Low frustration tolerance (LFT) is a concept used to describe the inability to tolerate unpleasant feelings or stressful situations. It stems from the feeling that reality should be as wished, and that any frustration should be resolved quickly and easily. People with low frustration tolerance experience emotional disturbance when frustrations are not quickly resolved. Behaviors are then directed towards avoiding frustrating events which, paradoxically, leads to increased frustration and even greater mental stress.

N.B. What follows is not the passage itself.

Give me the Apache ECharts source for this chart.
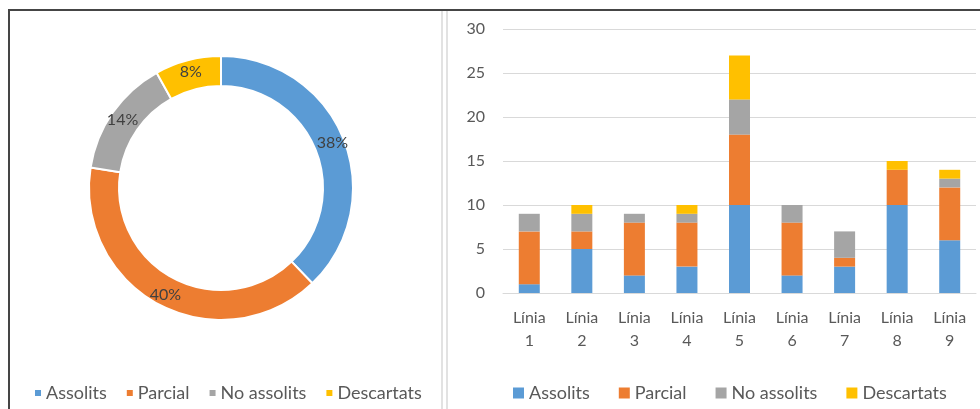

LFT is used in Rational Emotive Behavioral Therapy

==Overview==
Ellis alternatively described low frustration tolerance (LFT) as discomfort anxiety. He said it was the main irrational belief that young children probably develop. He said it could be helped by a form of exposure therapy (staying with the discomfort). Some REBT writers characterise LFT as "I can't stand it", arising from intolerance of discomfort, and resulting in effects such as procrastination and short-range hedonism. They contrast it with High Frustration Tolerance (HFT), characterised by accepting (although not necessarily liking) a situation and choosing to persevere in it.

== History ==
The concept was originally developed by psychologist Albert Ellis who theorized that low frustration tolerance is an evaluative component in dysfunctional and irrational beliefs. His theory of REBT proposes that irrational beliefs and the avoidance of stressful situations is the origin of behavioral and emotional problems. As humans, we tend to seek for instant gratification to avoid pain, ignoring the fact that evading a situation now, will make it more problematic later.

== Types of hedonism ==
- Inferential hedonism: People's desires are regarding their own hedonic states of pleasure and pain.
- Reinforcement Hedonism: The content of a person's desire, is reinforced because of the pleasure that imagining the specific desire brings.

== Stress ==
According to REBT, the way we perceive stressful situations plays a role in how we experience stress. Stress exists as part of the nervous system of humans, and it affects humans' well-being when the degree of stress exceeds their capacity of managing the situation either temporarily or permanently.

== Implications ==
LFT has been suggested as a main cause of procrastination. According to Dr. Sarah Edelman, LFT causes us to avoid difficult to endure situations and sometimes to avoid them altogether. This can be a problem because 'achieving many of the things that are important and worthwhile requires us to take actions that involve some discomfort.' Avoiding difficult situations and tasks can also prevent us from dealing constructively with problems, such as ending unpleasant relationships, improving unhealthy lifestyles, and moving on from dissatisfying jobs. Moreover, tasks perceived as boring, difficult or demanding of greater effort, are said to make a person more likely to procrastinate.

== Reducing LFT ==
In REBT, reducing irrational beliefs and increasing rational beliefs can reduce LFT. This cognitive restructuring allows a modification of dysfunctional thinking and acting, and allows people to change thoughts of great distress like:

- "Existing conditions must be changed to give me what I like, otherwise I can't stand it and I can't be happy at all!"
- "I must have immediate gratification and have to have it, or else I can't stand it and my life is awful"
- "I can't stand hassles"

Into more rational and less exaggerated thoughts like:
- "I don't like existing conditions"
- "I would like immediate gratification"
- "I find hassles and frustrations inconvenient"

== LFT Scale ==
The frustration discomfort scale (FDS), a multidimensional measure for LFT, was developed using REBT theories.
These dimensions were labelled in four categories:
1. Emotional intolerance, involving intolerance of emotional distress.
2. Entitlement, involving intolerance of unfairness and frustrated gratification.
3. Discomfort intolerance, involving intolerance of difficulties and hassles.
4. Achievement, involving intolerance of frustrated achievement goals.

==Increasing tolerance==

Ellis said the path to tolerance consisted of many roads, including unconditional self-acceptance, unconditional other-acceptance and unconditional life-acceptance.